▶ [WHAT TO PRODUCE] Write the data out again exactly, with no pictures.

# Start of DATA FOR THIS TASK

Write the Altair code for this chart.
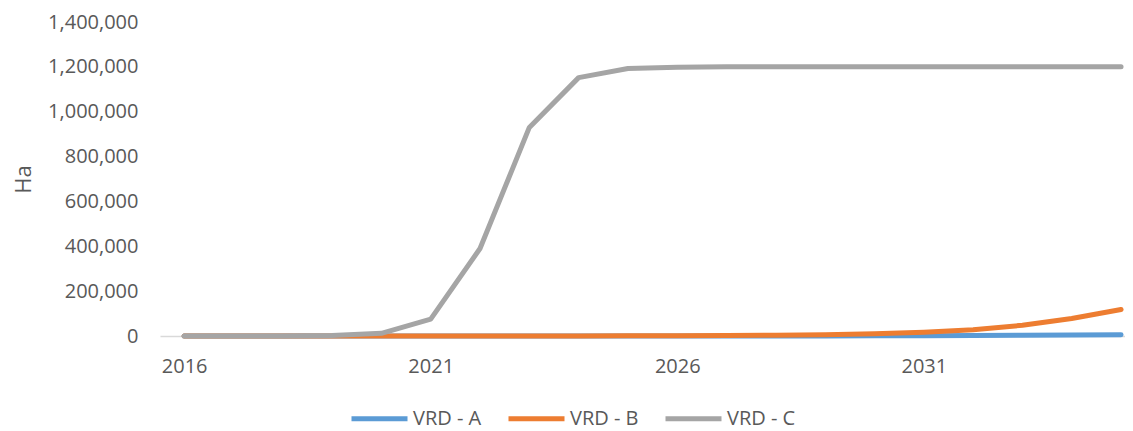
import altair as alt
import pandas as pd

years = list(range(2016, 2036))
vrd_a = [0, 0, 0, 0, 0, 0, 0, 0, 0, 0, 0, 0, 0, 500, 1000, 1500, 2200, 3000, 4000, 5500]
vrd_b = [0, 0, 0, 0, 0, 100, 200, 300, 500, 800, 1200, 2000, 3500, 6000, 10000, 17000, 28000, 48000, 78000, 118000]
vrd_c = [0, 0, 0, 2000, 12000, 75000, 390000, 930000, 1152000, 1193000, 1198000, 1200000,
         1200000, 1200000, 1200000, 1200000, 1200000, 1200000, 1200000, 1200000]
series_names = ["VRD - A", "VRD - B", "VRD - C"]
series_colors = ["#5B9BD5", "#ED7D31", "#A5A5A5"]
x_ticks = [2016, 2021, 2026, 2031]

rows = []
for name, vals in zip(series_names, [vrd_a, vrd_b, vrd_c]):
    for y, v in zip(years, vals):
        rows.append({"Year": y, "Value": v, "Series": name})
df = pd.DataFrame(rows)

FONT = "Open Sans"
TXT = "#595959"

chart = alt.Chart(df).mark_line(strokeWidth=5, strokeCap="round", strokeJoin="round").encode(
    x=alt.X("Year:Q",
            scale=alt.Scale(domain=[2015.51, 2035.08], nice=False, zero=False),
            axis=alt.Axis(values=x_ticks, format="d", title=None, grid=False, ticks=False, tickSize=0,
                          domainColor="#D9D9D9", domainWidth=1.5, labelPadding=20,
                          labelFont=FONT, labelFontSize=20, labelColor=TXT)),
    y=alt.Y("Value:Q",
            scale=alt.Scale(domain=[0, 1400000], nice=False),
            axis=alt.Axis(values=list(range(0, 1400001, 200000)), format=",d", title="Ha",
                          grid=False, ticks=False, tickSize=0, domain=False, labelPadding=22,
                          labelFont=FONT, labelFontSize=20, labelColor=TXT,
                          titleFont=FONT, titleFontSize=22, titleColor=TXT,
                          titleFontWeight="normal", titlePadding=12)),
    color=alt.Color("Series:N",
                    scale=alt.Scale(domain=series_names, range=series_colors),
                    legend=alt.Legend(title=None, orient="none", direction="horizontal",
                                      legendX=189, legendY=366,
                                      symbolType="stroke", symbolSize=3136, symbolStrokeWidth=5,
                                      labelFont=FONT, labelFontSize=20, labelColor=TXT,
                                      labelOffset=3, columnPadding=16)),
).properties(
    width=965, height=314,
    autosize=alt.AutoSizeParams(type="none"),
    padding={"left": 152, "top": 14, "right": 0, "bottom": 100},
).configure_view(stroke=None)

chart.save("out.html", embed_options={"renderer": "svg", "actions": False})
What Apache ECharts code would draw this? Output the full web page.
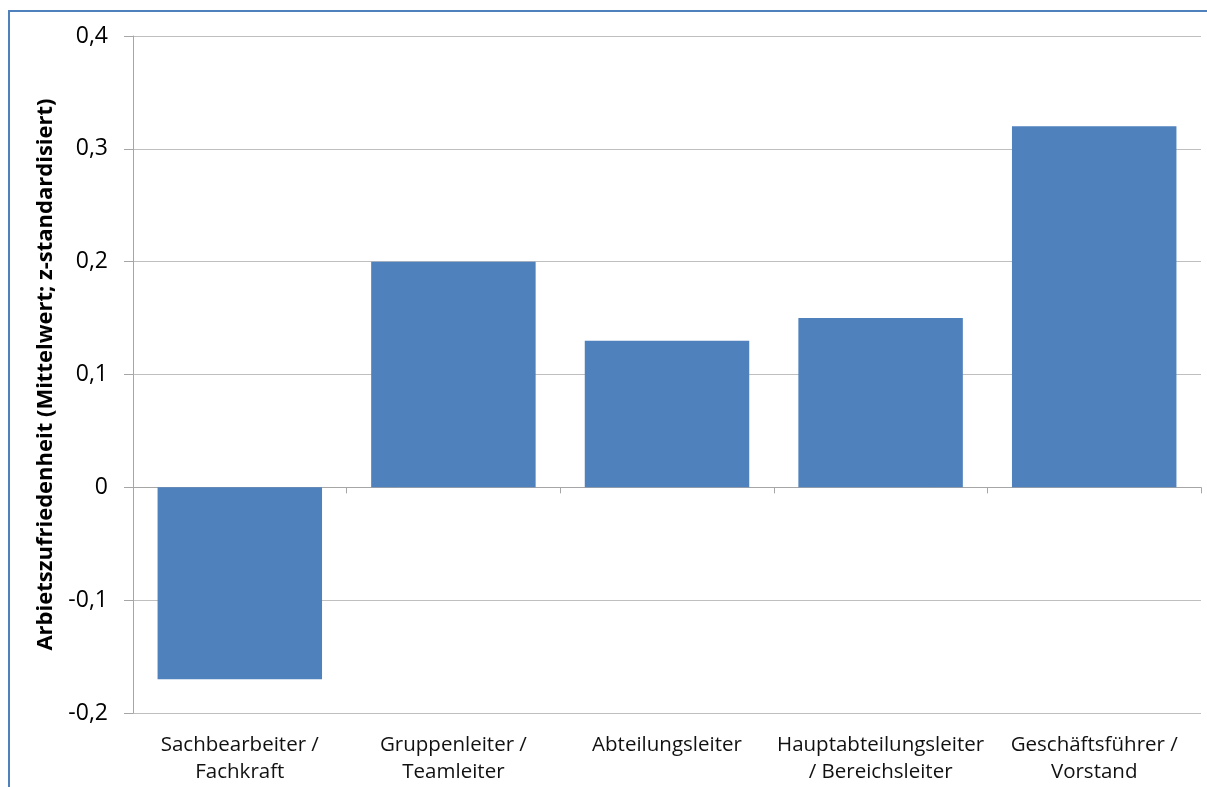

# End of DATA FOR THIS TASK

▶ [EXERCISE SOLUTION]
Write the Altair code for this chart.
import altair as alt
import pandas as pd

years = list(range(2016, 2036))
vrd_a = [0, 0, 0, 0, 0, 0, 0, 0, 0, 0, 0, 0, 0, 500, 1000, 1500, 2200, 3000, 4000, 5500]
vrd_b = [0, 0, 0, 0, 0, 100, 200, 300, 500, 800, 1200, 2000, 3500, 6000, 10000, 17000, 28000, 48000, 78000, 118000]
vrd_c = [0, 0, 0, 2000, 12000, 75000, 390000, 930000, 1152000, 1193000, 1198000, 1200000,
         1200000, 1200000, 1200000, 1200000, 1200000, 1200000, 1200000, 1200000]
series_names = ["VRD - A", "VRD - B", "VRD - C"]
series_colors = ["#5B9BD5", "#ED7D31", "#A5A5A5"]
x_ticks = [2016, 2021, 2026, 2031]

rows = []
for name, vals in zip(series_names, [vrd_a, vrd_b, vrd_c]):
    for y, v in zip(years, vals):
        rows.append({"Year": y, "Value": v, "Series": name})
df = pd.DataFrame(rows)

FONT = "Open Sans"
TXT = "#595959"

chart = alt.Chart(df).mark_line(strokeWidth=5, strokeCap="round", strokeJoin="round").encode(
    x=alt.X("Year:Q",
            scale=alt.Scale(domain=[2015.51, 2035.08], nice=False, zero=False),
            axis=alt.Axis(values=x_ticks, format="d", title=None, grid=False, ticks=False, tickSize=0,
                          domainColor="#D9D9D9", domainWidth=1.5, labelPadding=20,
                          labelFont=FONT, labelFontSize=20, labelColor=TXT)),
    y=alt.Y("Value:Q",
            scale=alt.Scale(domain=[0, 1400000], nice=False),
            axis=alt.Axis(values=list(range(0, 1400001, 200000)), format=",d", title="Ha",
                          grid=False, ticks=False, tickSize=0, domain=False, labelPadding=22,
                          labelFont=FONT, labelFontSize=20, labelColor=TXT,
                          titleFont=FONT, titleFontSize=22, titleColor=TXT,
                          titleFontWeight="normal", titlePadding=12)),
    color=alt.Color("Series:N",
                    scale=alt.Scale(domain=series_names, range=series_colors),
                    legend=alt.Legend(title=None, orient="none", direction="horizontal",
                                      legendX=189, legendY=366,
                                      symbolType="stroke", symbolSize=3136, symbolStrokeWidth=5,
                                      labelFont=FONT, labelFontSize=20, labelColor=TXT,
                                      labelOffset=3, columnPadding=16)),
).properties(
    width=965, height=314,
    autosize=alt.AutoSizeParams(type="none"),
    padding={"left": 152, "top": 14, "right": 0, "bottom": 100},
).configure_view(stroke=None)

chart.save("out.html", embed_options={"renderer": "svg", "actions": False})
What Apache ECharts code would draw this? Output the full web page.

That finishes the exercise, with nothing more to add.